PARKERSBURG – The litigants in the West Virginia and Ohio class action lawsuit filed the science panel’s final set of reports on Oct. 29 that conclusively link DuPont’s PFOA in drinking water to serious human diseases.The panel previously reported links with kidney cancer, thyroid disease, testicular cancer, ulcerative colitis and pregnancy-inducted hypertension, including preeclampsia.
In its final report, the science panel added hypercholesterolemia to the list.
The panel’s work is now completed and for the purposes of the pending class action lawsuit, any diseases that the panel has not linked to C8 cannot be the subject of PFOA-based exposure claims by the lawsuit’s class members.
The class action suit was filed against DuPont related to medical monitoring and the science panel was formed to study the effects of C8 on humans and find whether it causes certain diseases.

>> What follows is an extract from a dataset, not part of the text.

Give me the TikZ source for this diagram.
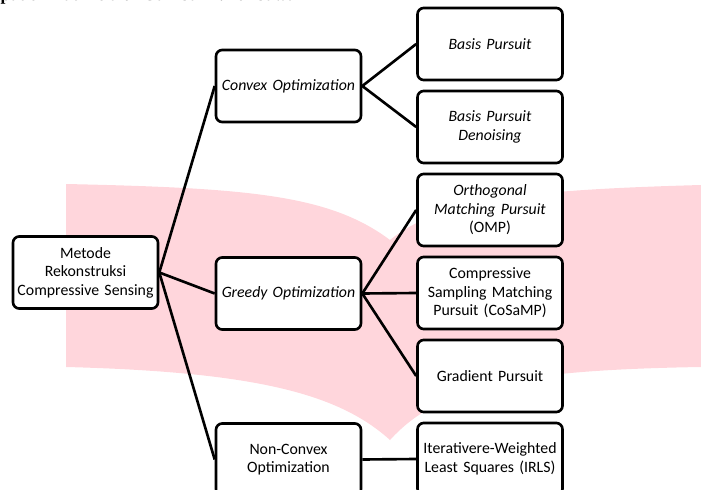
\documentclass[tikz,border=0pt]{standalone}
\usepackage{fontspec}
\setmainfont{Carlito}
\newfontfamily\judulfont{Liberation Serif}
\definecolor{pinklogo}{RGB}{255,214,220}

\begin{document}
\begin{tikzpicture}[x=0.02cm,y=-0.02cm]
\tikzstyle{kotak}=[draw=black, line width=1.5pt, rounded corners=3.5pt, fill=white,
  text width=2.8cm, inner xsep=0.05cm, inner ysep=0pt, minimum height=1.44cm,
  align=center, font=\fontsize{9}{10.5}\selectfont]
\tikzstyle{garis}=[draw=black, line width=1.5pt]
\useasboundingbox (0,0) rectangle (701,490);
% potongan kalimat di atas gambar
\node[anchor=base east, inner sep=0pt, font=\judulfont\bfseries\fontsize{10}{12}\selectfont] (judul) at (330,1) {dapat dilihat melalui Gambar 2.1 di bawah ini};
% watermark
\fill[pinklogo] (66,184) .. controls (250,188) and (330,195) .. (390,240)
  -- (390,440) .. controls (340,395) and (260,372) .. (66,367) -- cycle;
\fill[pinklogo] (390,240) .. controls (440,200) and (520,190) .. (701,185)
  -- (701,367) .. controls (520,370) and (440,385) .. (390,440) -- cycle;
% kolom kiri
\node[kotak] (metode) at (85.5,272.5) {Metode\\Rekonstruksi\\Compressive Sensing};
% kolom tengah
\node[kotak] (convex) at (288.5,86) {\itshape Convex Optimization};
\node[kotak] (greedy) at (288.5,293.5) {\itshape Greedy Optimization};
\node[kotak] (nonconvex) at (288.5,459.5) {Non-Convex\\Optimization};
% kolom kanan
\node[kotak] (bp) at (490,44) {\itshape Basis Pursuit};
\node[kotak] (bpdn) at (490,127) {\itshape Basis Pursuit\\Denoising};
\node[kotak] (omp) at (490,210) {\itshape Orthogonal\\Matching Pursuit\\\upshape(OMP)};
\node[kotak] (cosamp) at (490,293) {Compressive\\Sampling Matching\\Pursuit (CoSaMP)};
\node[kotak] (gp) at (490,376) {Gradient Pursuit};
\node[kotak] (irls) at (490,459) {Iterativere-Weighted\\Least Squares (IRLS)};
% garis penghubung
\foreach \b in {convex,greedy,nonconvex}
  \draw[garis] (metode.east) -- (\b.west);
\foreach \b in {bp,bpdn}
  \draw[garis] (convex.east) -- (\b.west);
\foreach \b in {omp,cosamp,gp}
  \draw[garis] (greedy.east) -- (\b.west);
\draw[garis] (nonconvex.east) -- (irls.west);
\end{tikzpicture}
\end{document}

“The panel’s combined reports leave no doubt that the past levels of C8 in drinking water has caused serious disease among many local residents,” said Harry Deitzler of Hill Peterson Carper Bee & Deitzler. “The significant probable link findings are a sad indictment of DuPont’s corporate credibility in the community, particularly in light of the company’s longstanding claims that C8 contamination of drinking water would have no adverse impact on humans.”
Deitzler said the law firm’s immediate next step will be to move forward with the medical monitoring component of the court-approved settlement agreement.
“Through that process, we hope to ensure that every patient’s doctor can identify each linked disease before it is too late to begin effective treatment,” Deitzler said.
Affected residents who meet the class definition will be entitled to medical testing at DuPont’s expense.
“As attorneys for the class members, we are proud to have uncovered the truth and forced the company to remove the poison from the water,” Deitzler said. “Unfortunately, we cannot change the fact that DuPont’s actions have already caused diseases to occur unnecessarily among class members in the six affected water districts, nor the fact that DuPont’s conduct will certainly cause additional diseases to occur among class members in the future.”
The testing, which is referred to in the class actions suit as medical monitoring, will allow doctors to conduct procedures to identify PFOA-linked diseases in the population, which can result in earlier diagnosis and more effective treatment for the affected individuals.
Class members who suffer from linked diseases are also permitted to move forward with personal injury or related wrongful death claims against DuPont that arise from DuPont’s discharging the known carcinogen into the drinking water.
As part of the 2005 class action settlement, DuPont agreed it would not dispute that PFOA can cause diseases the C8 Science Panel linked to PFOA exposure.
Deitzler said DuPont’s statement that all the diseases are caused by family history and lifestyle choices, instead of C8 exposure ignores scientific data.
“DuPont’s statement ignores the undisputed scientific fact that the science panelists took into account all external factors, including family history and lifestyle choices when it concluded that C8 exposure caused serious adverse health consequences,” Deitzler said.
Wood Circuit Court approved the appointment of Hill Peterson Carper Bee & Deitzler; Taft Stettinius & Hollister; and Winter & Johnson as counsel for the class members in 2005. The court-approved attorneys continue to represent class members on class-wide claims.
In addition, the attorneys are representing several thousand individual class members who have contracted with them to potentially seek compensation for linked diseases.
DuPont is obligated to continue to find the state-of-the-art water treatment systems that were installed as a condition of the 2005 settlement to reduce PFOA levels in the impacted public and private drinking water supplies, based on the combined probable link findings.
The C8 Science Panel was charged with independently and comprehensively evaluating all of the available scientific data relating to PFOA to determine whether it was more likely than not that PFOA exposure was linked to serious human disease. To qualify for membership on the panel, the panelists had to be well-qualified epidemiologists who were independent of either side to the lawsuit.
The panel’s reports were filed in Wood Circuit Court in Parkersburg and are available online at www.hpcbd.com/c8probablelink.html.